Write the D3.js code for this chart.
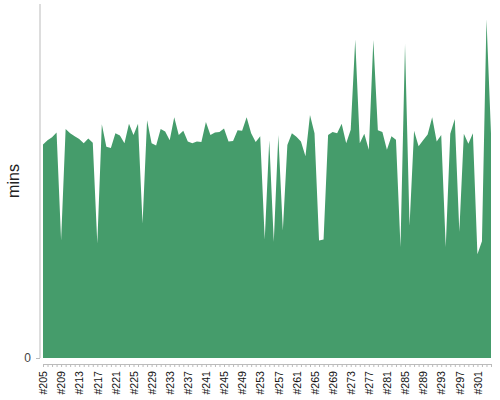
<!DOCTYPE html>
<html>
<head>
<meta charset="utf-8">
<script src="https://cdn.jsdelivr.net/npm/d3@7"></script>
<style>
  html, body { margin: 0; padding: 0; background: #fff; }
  svg { display: block; font-family: "Liberation Sans", Arial, sans-serif; }
</style>
</head>
<body>
<svg id="chart" width="500" height="400"></svg>
<script>
// Build numbers #205 .. #304
const builds = d3.range(205, 305).map(n => "#" + n);
// Duration in minutes per build
const minutes = [
  36.2, 36.9, 37.4, 38.2, 19.9, 38.8, 38.1, 37.6, 37.1, 36.4,
  37.2, 36.5, 19.4, 39.6, 35.8, 35.6, 38.1, 37.7, 36.4, 39.7,
  37.8, 39.7, 22.8, 40.3, 36.4, 36.0, 38.8, 38.4, 36.9, 40.8,
  37.8, 38.5, 36.7, 36.4, 36.7, 36.6, 40.0, 37.8, 38.2, 38.3,
  38.9, 36.7, 36.8, 38.6, 38.5, 40.8, 38.1, 36.6, 37.6, 20.1,
  36.9, 19.7, 37.8, 21.6, 36.1, 38.1, 37.5, 36.7, 34.2, 41.2,
  38.1, 19.9, 20.1, 37.8, 38.3, 38.1, 39.7, 36.4, 38.7, 54.0,
  36.4, 38.0, 35.3, 53.9, 38.6, 38.3, 35.3, 37.6, 37.0, 18.8,
  53.2, 22.4, 38.5, 35.9, 36.9, 37.9, 40.8, 36.7, 37.8, 18.8,
  38.0, 40.5, 21.4, 38.0, 36.3, 38.1, 17.6, 19.8, 57.4, 38.1
];
const yTicks = [0];
const labelEvery = 4;

const svg = d3.select("#chart");

const x = d3.scalePoint().domain(builds).range([43, 491]);
const y = d3.scaleLinear().domain([0, 60]).range([358, 4]);

const data = builds.map((b, i) => ({ b, v: minutes[i] }));

const area = d3.area()
  .x(d => x(d.b))
  .y0(y(0))
  .y1(d => y(d.v));

svg.append("path")
  .datum(data)
  .attr("fill", "#459c6b")
  .attr("d", area);

// Y axis
const yAxis = svg.append("g")
  .attr("transform", "translate(40,0)")
  .call(d3.axisLeft(y).tickValues(yTicks).tickSize(4).tickPadding(5));
yAxis.select(".domain").attr("stroke", "#bbb").attr("d", `M0,${y.range()[1]}V${y.range()[0]}`);
yAxis.selectAll(".tick line").attr("stroke", "#bbb");
yAxis.selectAll(".tick text").attr("fill", "#444").style("font-size", "12px");

// X axis
const xAxis = svg.append("g")
  .attr("transform", "translate(0,364)")
  .call(d3.axisBottom(x).tickSize(3).tickSizeOuter(0)
    .tickFormat((d, i) => i % labelEvery === 0 ? d : ""));
xAxis.select(".domain").attr("stroke", "#bbb");
xAxis.selectAll(".tick line").attr("stroke", "#bbb");
xAxis.selectAll(".tick text")
  .attr("fill", "#111")
  .style("font-size", "10.6px")
  .attr("transform", "rotate(-90)")
  .attr("text-anchor", "end")
  .attr("x", -7)
  .attr("y", 0)
  .attr("dy", "0.35em");

// Y label
svg.append("text")
  .attr("transform", "translate(19,181) rotate(-90)")
  .attr("text-anchor", "middle")
  .attr("fill", "#222")
  .style("font-size", "16px")
  .text("mins");
</script>
</body>
</html>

» **WRITTEN PROBLEM**
Omit the pictures and give the material again, exactly and in full.

» **COMPLETE ANSWER**
Write the D3.js code for this chart.
<!DOCTYPE html>
<html>
<head>
<meta charset="utf-8">
<script src="https://cdn.jsdelivr.net/npm/d3@7"></script>
<style>
  html, body { margin: 0; padding: 0; background: #fff; }
  svg { display: block; font-family: "Liberation Sans", Arial, sans-serif; }
</style>
</head>
<body>
<svg id="chart" width="500" height="400"></svg>
<script>
// Build numbers #205 .. #304
const builds = d3.range(205, 305).map(n => "#" + n);
// Duration in minutes per build
const minutes = [
  36.2, 36.9, 37.4, 38.2, 19.9, 38.8, 38.1, 37.6, 37.1, 36.4,
  37.2, 36.5, 19.4, 39.6, 35.8, 35.6, 38.1, 37.7, 36.4, 39.7,
  37.8, 39.7, 22.8, 40.3, 36.4, 36.0, 38.8, 38.4, 36.9, 40.8,
  37.8, 38.5, 36.7, 36.4, 36.7, 36.6, 40.0, 37.8, 38.2, 38.3,
  38.9, 36.7, 36.8, 38.6, 38.5, 40.8, 38.1, 36.6, 37.6, 20.1,
  36.9, 19.7, 37.8, 21.6, 36.1, 38.1, 37.5, 36.7, 34.2, 41.2,
  38.1, 19.9, 20.1, 37.8, 38.3, 38.1, 39.7, 36.4, 38.7, 54.0,
  36.4, 38.0, 35.3, 53.9, 38.6, 38.3, 35.3, 37.6, 37.0, 18.8,
  53.2, 22.4, 38.5, 35.9, 36.9, 37.9, 40.8, 36.7, 37.8, 18.8,
  38.0, 40.5, 21.4, 38.0, 36.3, 38.1, 17.6, 19.8, 57.4, 38.1
];
const yTicks = [0];
const labelEvery = 4;

const svg = d3.select("#chart");

const x = d3.scalePoint().domain(builds).range([43, 491]);
const y = d3.scaleLinear().domain([0, 60]).range([358, 4]);

const data = builds.map((b, i) => ({ b, v: minutes[i] }));

const area = d3.area()
  .x(d => x(d.b))
  .y0(y(0))
  .y1(d => y(d.v));

svg.append("path")
  .datum(data)
  .attr("fill", "#459c6b")
  .attr("d", area);

// Y axis
const yAxis = svg.append("g")
  .attr("transform", "translate(40,0)")
  .call(d3.axisLeft(y).tickValues(yTicks).tickSize(4).tickPadding(5));
yAxis.select(".domain").attr("stroke", "#bbb").attr("d", `M0,${y.range()[1]}V${y.range()[0]}`);
yAxis.selectAll(".tick line").attr("stroke", "#bbb");
yAxis.selectAll(".tick text").attr("fill", "#444").style("font-size", "12px");

// X axis
const xAxis = svg.append("g")
  .attr("transform", "translate(0,364)")
  .call(d3.axisBottom(x).tickSize(3).tickSizeOuter(0)
    .tickFormat((d, i) => i % labelEvery === 0 ? d : ""));
xAxis.select(".domain").attr("stroke", "#bbb");
xAxis.selectAll(".tick line").attr("stroke", "#bbb");
xAxis.selectAll(".tick text")
  .attr("fill", "#111")
  .style("font-size", "10.6px")
  .attr("transform", "rotate(-90)")
  .attr("text-anchor", "end")
  .attr("x", -7)
  .attr("y", 0)
  .attr("dy", "0.35em");

// Y label
svg.append("text")
  .attr("transform", "translate(19,181) rotate(-90)")
  .attr("text-anchor", "middle")
  .attr("fill", "#222")
  .style("font-size", "16px")
  .text("mins");
</script>
</body>
</html>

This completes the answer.